**PROBLEM STATEMENT**
Retype only the lines from the one containing "Rebuild this chart" through the one containing "const canvasRef = useRef<HTMLCanvasElement", both included, word for word. Pictures stay out of the copy.

**EXTRACTED DATA**
---+---
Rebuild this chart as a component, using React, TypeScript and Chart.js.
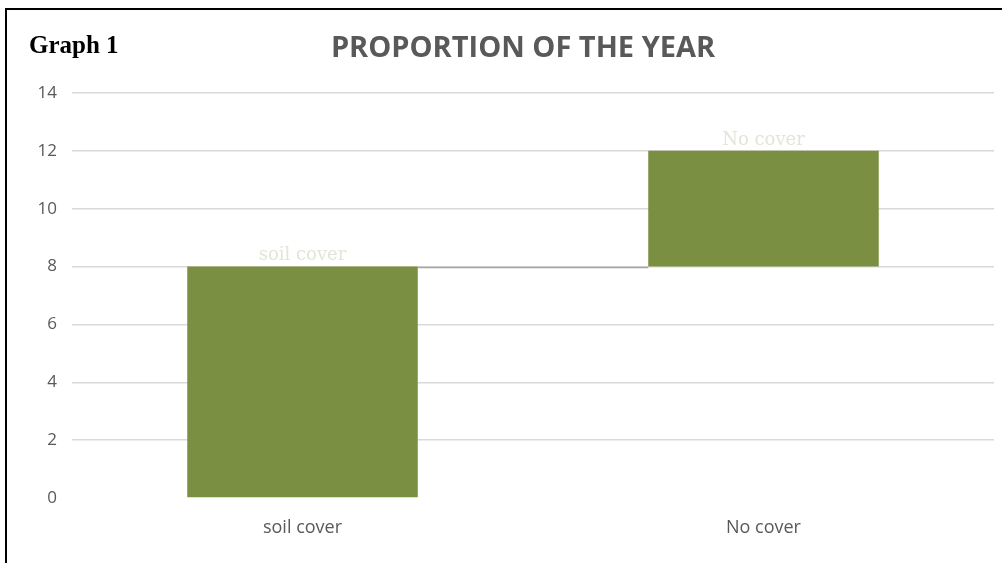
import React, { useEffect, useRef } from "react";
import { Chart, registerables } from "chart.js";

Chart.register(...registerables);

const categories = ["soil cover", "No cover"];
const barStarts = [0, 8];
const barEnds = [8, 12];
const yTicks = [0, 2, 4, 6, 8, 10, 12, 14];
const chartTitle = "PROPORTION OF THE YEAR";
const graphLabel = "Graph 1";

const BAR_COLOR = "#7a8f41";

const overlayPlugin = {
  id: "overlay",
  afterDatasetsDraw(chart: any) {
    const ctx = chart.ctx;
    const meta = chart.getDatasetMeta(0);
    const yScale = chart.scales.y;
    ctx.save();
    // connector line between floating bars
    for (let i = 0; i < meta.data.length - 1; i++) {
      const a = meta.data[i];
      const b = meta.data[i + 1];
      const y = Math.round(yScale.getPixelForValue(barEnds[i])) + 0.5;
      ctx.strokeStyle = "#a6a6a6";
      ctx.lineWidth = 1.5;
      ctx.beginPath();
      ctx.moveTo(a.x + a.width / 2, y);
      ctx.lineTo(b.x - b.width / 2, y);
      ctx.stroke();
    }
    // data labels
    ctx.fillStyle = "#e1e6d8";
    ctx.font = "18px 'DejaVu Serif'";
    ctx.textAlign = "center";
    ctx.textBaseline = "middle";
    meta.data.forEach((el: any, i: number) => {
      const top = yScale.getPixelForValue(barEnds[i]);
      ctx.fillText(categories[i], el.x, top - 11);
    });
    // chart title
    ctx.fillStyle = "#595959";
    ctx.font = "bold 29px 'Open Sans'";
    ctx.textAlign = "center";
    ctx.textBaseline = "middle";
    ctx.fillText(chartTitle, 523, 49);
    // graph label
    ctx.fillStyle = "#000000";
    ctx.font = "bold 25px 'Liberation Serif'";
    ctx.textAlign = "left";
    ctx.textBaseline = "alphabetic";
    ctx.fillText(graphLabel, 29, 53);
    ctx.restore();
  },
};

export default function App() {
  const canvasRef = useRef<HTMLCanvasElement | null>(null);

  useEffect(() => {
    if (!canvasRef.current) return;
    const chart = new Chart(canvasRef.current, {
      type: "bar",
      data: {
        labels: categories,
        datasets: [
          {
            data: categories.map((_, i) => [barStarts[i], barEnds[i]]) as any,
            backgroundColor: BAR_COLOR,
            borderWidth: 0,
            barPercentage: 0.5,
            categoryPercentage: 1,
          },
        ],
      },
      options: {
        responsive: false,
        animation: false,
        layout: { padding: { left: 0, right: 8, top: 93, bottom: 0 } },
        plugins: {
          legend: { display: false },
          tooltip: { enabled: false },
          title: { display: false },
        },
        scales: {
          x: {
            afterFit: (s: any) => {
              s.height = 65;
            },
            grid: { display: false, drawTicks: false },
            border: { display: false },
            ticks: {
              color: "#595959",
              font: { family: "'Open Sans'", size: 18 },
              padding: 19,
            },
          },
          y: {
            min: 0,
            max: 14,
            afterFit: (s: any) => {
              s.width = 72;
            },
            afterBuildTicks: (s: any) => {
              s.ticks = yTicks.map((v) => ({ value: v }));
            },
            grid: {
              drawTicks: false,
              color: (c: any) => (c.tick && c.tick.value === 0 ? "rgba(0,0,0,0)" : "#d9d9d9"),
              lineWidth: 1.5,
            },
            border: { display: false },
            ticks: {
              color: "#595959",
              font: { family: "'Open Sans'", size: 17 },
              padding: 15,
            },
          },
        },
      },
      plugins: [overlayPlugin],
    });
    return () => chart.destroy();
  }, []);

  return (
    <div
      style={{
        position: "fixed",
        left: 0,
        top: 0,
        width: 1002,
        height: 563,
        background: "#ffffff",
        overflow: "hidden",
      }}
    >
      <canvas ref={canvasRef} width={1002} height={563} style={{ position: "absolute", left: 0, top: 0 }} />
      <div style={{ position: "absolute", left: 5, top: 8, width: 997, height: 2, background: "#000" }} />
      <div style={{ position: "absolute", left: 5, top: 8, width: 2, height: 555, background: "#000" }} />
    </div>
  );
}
---+---
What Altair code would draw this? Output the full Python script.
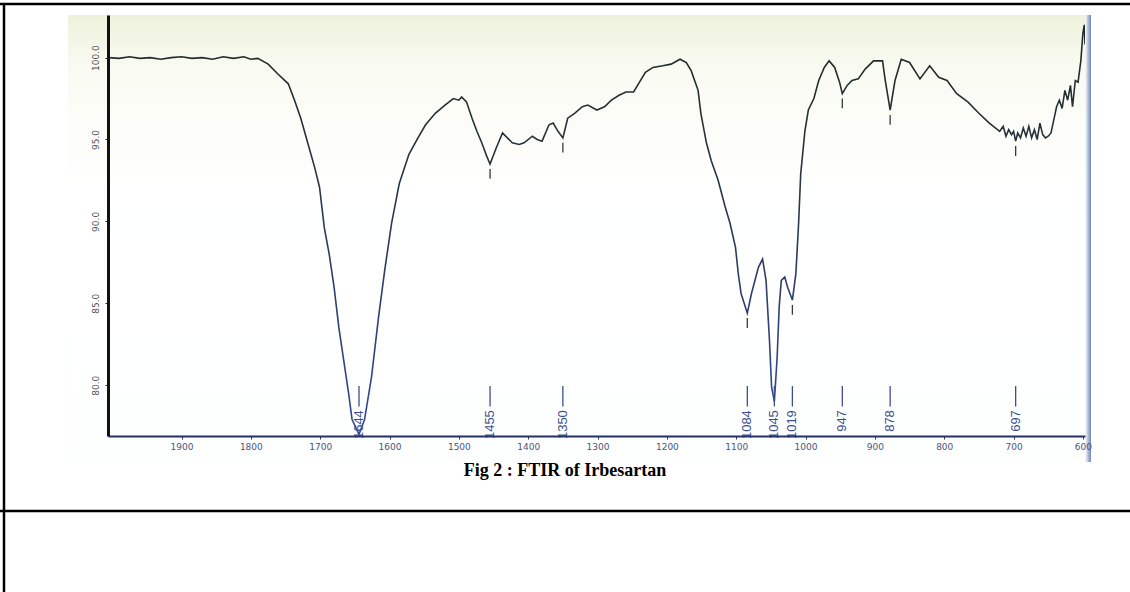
---+---
**SOLUTION BELOW**
Rebuild this chart as a component, using React, TypeScript and Chart.js.
import React, { useEffect, useRef } from "react";
import { Chart, registerables } from "chart.js";

Chart.register(...registerables);

const categories = ["soil cover", "No cover"];
const barStarts = [0, 8];
const barEnds = [8, 12];
const yTicks = [0, 2, 4, 6, 8, 10, 12, 14];
const chartTitle = "PROPORTION OF THE YEAR";
const graphLabel = "Graph 1";

const BAR_COLOR = "#7a8f41";

const overlayPlugin = {
  id: "overlay",
  afterDatasetsDraw(chart: any) {
    const ctx = chart.ctx;
    const meta = chart.getDatasetMeta(0);
    const yScale = chart.scales.y;
    ctx.save();
    // connector line between floating bars
    for (let i = 0; i < meta.data.length - 1; i++) {
      const a = meta.data[i];
      const b = meta.data[i + 1];
      const y = Math.round(yScale.getPixelForValue(barEnds[i])) + 0.5;
      ctx.strokeStyle = "#a6a6a6";
      ctx.lineWidth = 1.5;
      ctx.beginPath();
      ctx.moveTo(a.x + a.width / 2, y);
      ctx.lineTo(b.x - b.width / 2, y);
      ctx.stroke();
    }
    // data labels
    ctx.fillStyle = "#e1e6d8";
    ctx.font = "18px 'DejaVu Serif'";
    ctx.textAlign = "center";
    ctx.textBaseline = "middle";
    meta.data.forEach((el: any, i: number) => {
      const top = yScale.getPixelForValue(barEnds[i]);
      ctx.fillText(categories[i], el.x, top - 11);
    });
    // chart title
    ctx.fillStyle = "#595959";
    ctx.font = "bold 29px 'Open Sans'";
    ctx.textAlign = "center";
    ctx.textBaseline = "middle";
    ctx.fillText(chartTitle, 523, 49);
    // graph label
    ctx.fillStyle = "#000000";
    ctx.font = "bold 25px 'Liberation Serif'";
    ctx.textAlign = "left";
    ctx.textBaseline = "alphabetic";
    ctx.fillText(graphLabel, 29, 53);
    ctx.restore();
  },
};

export default function App() {
  const canvasRef = useRef<HTMLCanvasElement | null>(null);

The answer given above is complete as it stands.